What you need to have on hand
Big ol' soup-size cookin pot & wooden spoon
Smaller but wide saucepan
Large glass measuring cup
Ladel or metal measuring cup
Food processor or blender
Jars & lids
Apron & lots of kitchen towels
Mess of fruit
Lots of sugar
Certo Liquid Pectin
When I cook, I look up recipes & quickly memorize them. I hate measuring or reading from the recipe once I start cooking. While I've become quite wizardly with guesstimating quantity for most dishes, with jam, you need to follow the directions; I hate numbers & math, so I am not going to go into that here, but the pectin packaging has all the details you'll need. For years, I've been using Certo Liquid Pectin, & jam always comes out just perfect. I suggest getting some, using their suggested measurements, & enjoying the results.
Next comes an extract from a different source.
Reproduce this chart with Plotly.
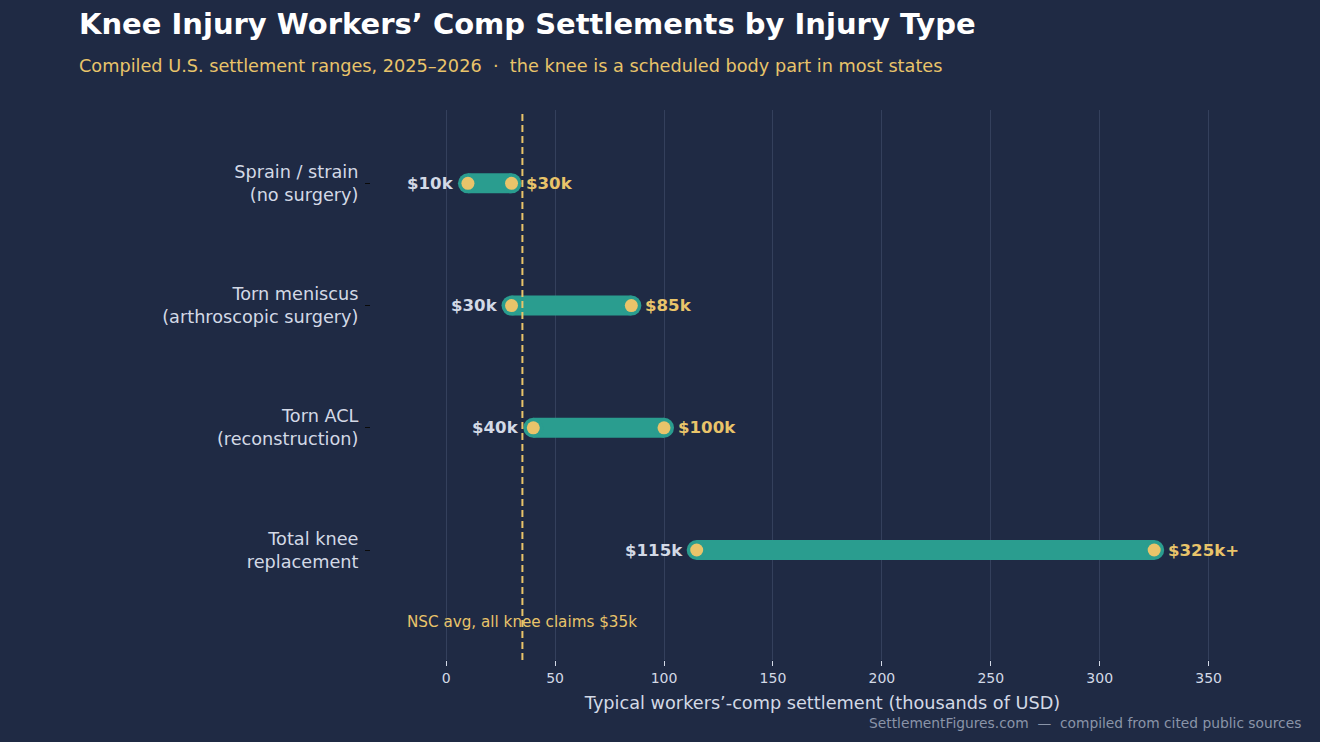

To prepare the jars, just wash them in hot water, & set aside. For the lids, place these at the bottom of a saucepan & cover with boiling water. Set aside.
The first thing to do is wash & prepare the fruit. This takes the most time, so I suggest planning to listen to some good jams while fixin' to fix jam. When I pick blackberries, I always gather at least one gallon to make one batch of jam. With the strawberries, I had close to 20 pounds, & I made two batches of jam & had lots of fruit left over to freeze.
Mash the prepared strawberries in a food processor & transfer to the glass measuring cup to make sure you get the amount correct. If you mash too many by mistake, you can put them in a smoothie or freeze them with sugar for a simple sorbet.
Combine the measured crushed berries & measured sugar in your big ol' pot. Cook on high, constantly stirring, for a good while. You want to get this mess real hot. Once the berries begin to bubble & froth in a rolling boil, even while stirring, add the pectin. Return the steamy batch to a full boil that keeps its head even while stirring. Count to 60. Now your jam is ready. Some people like to skim off the frothy head, but you won't die if it ends up in the jam.
Have lots of towels laid down everywhere, because if you're like me, you'll need these to catch sticky spills. Ladel the hot jam into your clear jars one at a time; the canning funnel makes the mouth wider & cuts back on spills. Take a lid with the metal tongs & place it onto the jar. (The tongs help if the lids are hot to the touch, & this feels super sterile.) Use one of your kitchen towels to tighten the lid on the jar or to wipe spillage. Take the freshly canned jam & turn upside down onto the counter. The heat from the jam will create the sterile seal on the lid of the jar. You can test this once the jar has cooled by firmly running a finger over the lid, to make sure it is smooth & snug.
Store your jam in the cupboard. Refrigerate after opening. Serve on warm toast, in cold plain yogurt, or with fresh hot biscuits.